In the light of the allegations in The Observer, a charity dedicated to CBD and the related illness progressive supranuclear palsy (PSP), the PSP Association, ended its relationship with the Winn family. The two companies that produced the film adaptation, Number 9 Films and Shadowplay Features, stated that no issues were known at the time of filming, and that due diligence had been carried out.

Winn repeatedly claimed that The Salt Path was the first book she had ever written, although she had previously written and published one under the alias Izzy Wyn-Thomas. In 2019, Winn was awarded the £10,000 Christopher Bland Prize for debut writers after representing The Salt Path as her first book.

== Writing career ==

Winn's first book was How Not to Dal dy Dir, a novel, published in 2012 under the pseudonym Izzy Wyn-Thomas. This was self-published through the Winns' company, Gangani Publishing, and had a small print run. Some of the plot of the novel is similar to events in the non-fiction book The Salt Path as well as to facts uncovered by The Observer, with the female protagonist stealing tens of thousands of pounds from her employer, getting arrested, taking out a loan to pay back her employer, and ultimately losing her house when she fails to repay the loan.

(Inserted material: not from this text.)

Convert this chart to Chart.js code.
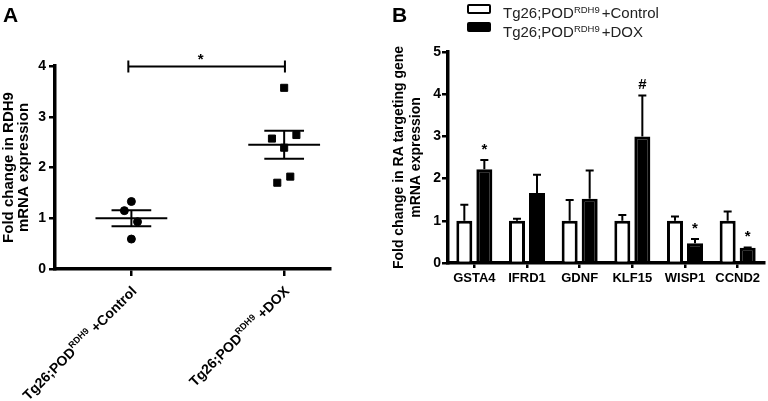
<!DOCTYPE html>
<html>
<head>
<meta charset="utf-8">
<script src="https://cdn.jsdelivr.net/npm/chart.js@4.4.1/dist/chart.umd.min.js"></script>
<style>
    html, body { margin: 0; padding: 0; background: #fff; }
    #wrap { position: relative; width: 768px; height: 401px; overflow: hidden; font-family: "Liberation Sans", Arial, sans-serif; }
    canvas { position: absolute; top: 0; }
    #chartA { left: 0; }
    #chartB { left: 380px; }
    .panel { position: absolute; top: 4px; font-weight: bold; font-size: 21px; line-height: 21px; color: #000; }
    .legBox { position: absolute; left: 467px; width: 20px; height: 6px; border: 2.5px solid #000; border-radius: 2px; }
    .legText { position: absolute; left: 503px; font-size: 15px; line-height: 15px; color: #222; white-space: nowrap; }
    .legText sup { font-size: 9.5px; line-height: 0; vertical-align: 5px; margin-right: 2px; }
</style>
</head>
<body>
<div id="wrap">
    <canvas id="chartA" width="340" height="401"></canvas>
    <canvas id="chartB" width="388" height="401"></canvas>
    <div class="panel" style="left:3px">A</div>
    <div class="panel" style="left:392px">B</div>
    <div class="legBox" style="top:4px;background:#fff"></div>
    <div class="legText" style="top:5px">Tg26;POD<sup>RDH9</sup>+Control</div>
    <div class="legBox" style="top:22px;background:#000"></div>
    <div class="legText" style="top:24px">Tg26;POD<sup>RDH9</sup>+DOX</div>
</div>
<script>
// panel A: RDH9 expression per animal
const groupNames = ['+Control', '+DOX'];
const controlValues = [1.33, 1.15, 0.93, 0.59];
const doxValues = [3.57, 2.57, 2.64, 2.39, 1.82, 1.70];
// horizontal scatter of overlapping points (x units)
const controlJitter = [0, -0.046, 0.04, 0];
const doxJitter = [0, -0.08, 0.08, 0, 0.04, -0.045];

// panel B: RA targeting genes
const genes = ['GSTA4', 'IFRD1', 'GDNF', 'KLF15', 'WISP1', 'CCND2'];
const controlMean = [1, 1, 1, 1, 1, 1];
const controlSem = [0.38, 0.05, 0.49, 0.14, 0.10, 0.22];
const doxMean = [2.22, 1.66, 1.52, 3.0, 0.47, 0.36];
const doxSem = [0.22, 0.43, 0.67, 0.97, 0.10, 0.01];
const doxMarks = ['*', '', '', '#', '*', '*'];

const FONT = '"Liberation Sans", Arial, sans-serif';

function meanSem(values) {
    const m = values.reduce((a, b) => a + b, 0) / values.length;
    const sd = Math.sqrt(values.reduce((a, b) => a + (b - m) ** 2, 0) / (values.length - 1));
    return [m, sd / Math.sqrt(values.length)];
}

function axisStyle(tickLength) {
    return {
        grid: { display: true, drawOnChartArea: false, drawTicks: true, tickLength, color: '#000', lineWidth: 2.5, offset: false },
        border: { display: true, color: '#000', width: 3.5 },
    };
}

const scatterPlugin = {
    id: 'scatterExtras',
    afterDatasetsDraw(chart) {
        const { ctx, scales: { x, y } } = chart;
        ctx.save();
        ctx.strokeStyle = '#000';
        ctx.lineWidth = 2;
        [controlValues, doxValues].forEach((vals, i) => {
            const [m, s] = meanSem(vals);
            const g = i + 1;
            const hLine = (y0, half) => {
                ctx.beginPath();
                ctx.moveTo(x.getPixelForValue(g - half), y.getPixelForValue(y0));
                ctx.lineTo(x.getPixelForValue(g + half), y.getPixelForValue(y0));
                ctx.stroke();
            };
            hLine(m, 0.235);
            hLine(m + s, 0.13);
            hLine(m - s, 0.13);
            ctx.beginPath();
            ctx.moveTo(x.getPixelForValue(g), y.getPixelForValue(m + s));
            ctx.lineTo(x.getPixelForValue(g), y.getPixelForValue(m - s));
            ctx.stroke();
        });

        // significance bar
        const by = y.getPixelForValue(4) + 0.5;
        const x1 = x.getPixelForValue(0.98);
        const x2 = x.getPixelForValue(2.005);
        ctx.beginPath();
        ctx.moveTo(x1, by); ctx.lineTo(x2, by);
        ctx.moveTo(x1, by - 6); ctx.lineTo(x1, by + 6);
        ctx.moveTo(x2, by - 6); ctx.lineTo(x2, by + 6);
        ctx.stroke();
        ctx.fillStyle = '#000';
        ctx.font = 'bold 15px ' + FONT;
        ctx.textAlign = 'center';
        ctx.textBaseline = 'alphabetic';
        ctx.fillText('*', (x1 + x2) / 2 - 6, by - 3);
        ctx.restore();
    },
    afterDraw(chart) {
        const { ctx, scales: { x, y } } = chart;
        const big = 'bold 14px ' + FONT;
        const small = 'bold 9px ' + FONT;
        groupNames.forEach((name, i) => {
            const parts = [
                { t: 'Tg26;POD', f: big, dy: 0 },
                { t: 'RDH9', f: small, dy: -6 },
                { t: ' ' + name, f: big, dy: 0 },
            ];
            let total = 0;
            parts.forEach((p) => { ctx.font = p.f; p.w = ctx.measureText(p.t).width; total += p.w; });
            ctx.save();
            ctx.translate(x.getPixelForValue(i + 1) + 6, y.bottom + 23);
            ctx.rotate(-Math.PI / 4);
            ctx.fillStyle = '#000';
            ctx.textAlign = 'left';
            ctx.textBaseline = 'alphabetic';
            let cx = -total;
            parts.forEach((p) => { ctx.font = p.f; ctx.fillText(p.t, cx, p.dy); cx += p.w; });
            ctx.restore();
        });
    },
};

new Chart(document.getElementById('chartA'), {
    type: 'scatter',
    data: {
        datasets: [
            {
                label: 'Control',
                data: controlValues.map((v, i) => ({ x: 1 + controlJitter[i], y: v })),
                pointStyle: 'circle',
                pointRadius: 4,
                backgroundColor: '#000',
                borderColor: '#000',
            },
            {
                label: 'DOX',
                data: doxValues.map((v, i) => ({ x: 2 + doxJitter[i], y: v })),
                pointStyle: 'rect',
                pointRadius: 5,
                backgroundColor: '#000',
                borderColor: '#000',
            },
        ],
    },
    options: {
        responsive: false,
        animation: false,
        events: [],
        layout: { padding: { top: 66, right: 10, left: 0, bottom: 0 } },
        plugins: { legend: { display: false }, tooltip: { enabled: false } },
        scales: {
            x: {
                type: 'linear',
                min: 0.5,
                max: 2.3,
                afterBuildTicks(scale) { scale.ticks = [{ value: 1 }, { value: 2 }]; },
                afterFit(scale) { scale.height = 132; },
                ticks: { display: false },
                ...axisStyle(7),
            },
            y: {
                min: 0,
                max: 4,
                afterFit(scale) { scale.width = 55; },
                ticks: { stepSize: 1, color: '#000', padding: 3, font: { family: FONT, size: 14, weight: 'bold' } },
                title: {
                    display: true,
                    text: ['Fold change in RDH9', 'mRNA expression'],
                    color: '#000',
                    font: { family: FONT, size: 15, weight: 'bold', lineHeight: 1.0 },
                    padding: { top: 1, bottom: 0 },
                },
                ...axisStyle(6),
            },
        },
    },
    plugins: [scatterPlugin],
});

const barPlugin = {
    id: 'barExtras',
    afterDatasetsDraw(chart) {
        const { ctx, scales: { y } } = chart;
        ctx.save();
        ctx.strokeStyle = '#000';
        ctx.fillStyle = '#000';
        ctx.lineWidth = 2;
        chart.data.datasets.forEach((ds, di) => {
            chart.getDatasetMeta(di).data.forEach((bar, j) => {
                const top = y.getPixelForValue(ds.data[j] + ds.sem[j]);
                ctx.beginPath();
                ctx.moveTo(bar.x, bar.y);
                ctx.lineTo(bar.x, top);
                ctx.moveTo(bar.x - 4, top);
                ctx.lineTo(bar.x + 4, top);
                ctx.stroke();
                const mark = ds.marks ? ds.marks[j] : '';
                if (mark) {
                    ctx.font = 'bold 15px ' + FONT;
                    ctx.textAlign = 'center';
                    ctx.textBaseline = 'alphabetic';
                    ctx.fillText(mark, bar.x, top - 6);
                }
            });
        });
        ctx.restore();
    },
};

new Chart(document.getElementById('chartB'), {
    type: 'bar',
    data: {
        labels: genes,
        datasets: [
            { label: 'Control', data: controlMean, sem: controlSem, backgroundColor: '#fff', borderColor: '#000', borderWidth: 3 },
            { label: 'DOX', data: doxMean, sem: doxSem, marks: doxMarks, backgroundColor: '#000', borderColor: '#000', borderWidth: 3 },
        ],
    },
    options: {
        responsive: false,
        animation: false,
        events: [],
        categoryPercentage: 0.76,
        barPercentage: 0.8,
        layout: { padding: { top: 52, right: 4, left: 0, bottom: 0 } },
        plugins: { legend: { display: false }, tooltip: { enabled: false } },
        scales: {
            x: {
                afterFit(scale) { scale.height = 138; },
                ticks: { color: '#000', padding: 3, maxRotation: 0, font: { family: FONT, size: 13, weight: 'bold' } },
                ...axisStyle(5),
            },
            y: {
                min: 0,
                max: 5,
                afterFit(scale) { scale.width = 68; },
                ticks: { stepSize: 1, color: '#000', padding: 1, font: { family: FONT, size: 14, weight: 'bold' } },
                title: {
                    display: true,
                    text: ['Fold change in RA targeting gene', 'mRNA expression'],
                    color: '#000',
                    font: { family: FONT, size: 14, weight: 'bold', lineHeight: 1.2 },
                    padding: { top: 10.6, bottom: 0 },
                },
                ...axisStyle(6),
            },
        },
    },
    plugins: [barPlugin],
});
</script>
</body>
</html>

Winn's second book, The Salt Path, marketed as a memoir, a piece of nature writing and a travel book, was shortlisted for the 2018 Wainwright Prize, and the 2018 Costa Book Awards in the biography category. The judges described it as "An absolutely brilliant story that needs to be told about the human capacity to endure and keep putting one foot in front of another." In May 2019, the book won the inaugural RSL Christopher Bland Prize. In September 2019, it was the bestseller in UK independent bookstores. A film adaptation also titled The Salt Path, with Gillian Anderson and Jason Isaacs in the lead roles, premiered at the 2024 Toronto International Film Festival on 6 September 2024 and was released in the UK on 30 May 2025.

Winn's subject matter includes nature, homelessness and wild camping. Her third book, The Wild Silence, was published by Michael Joseph in September 2020. It was shortlisted for the 2021 Wainwright Prize for Nature Writing. In 2020, the South West Coast Path appointed Winn a "charity ambassador", describing The Salt Path as "hugely popular" and "inspiring so many" to walk the path.

Winn's fourth book, Landlines (2022), describes a 1000 mile journey with her husband beginning with the 200 mile Cape Wrath Trail in north-west Scotland, described as "the toughest and wildest Britain has to offer", and continuing southwards through Scotland and England to the South West Coast Path.

In April 2024, the couple set out to walk the Thames Path to raise awareness and funds for CBD.

Winn's fifth book, On Winter Hill, was to be published on 23 October 2025 (ISBN 9780241484586) by Penguin under the Michael Joseph imprint. It describes her solitary winter journey along the Coast to Coast Walk across northern England. On 11 July 2025, Penguin announced that together with Winn they had decided to delay publication. Penguin has since confirmed On Winter Hill will be released on 28 January 2028.

== Performance ==

Winn worked with Peter Knight's Gigspanner Big Band on a 2022 album Saltlines, with prose by Winn alongside traditional songs from the south west of England. They toured a Saltlines show in 2022 and 2024, and performed at the 2023 Sidmouth Folk Festival. The final few dates of a 2025 tour were cancelled after the Observer article was printed, although the band intended to fulfil some of the dates without Winn and with a different programme to promote their next album, Turnstone.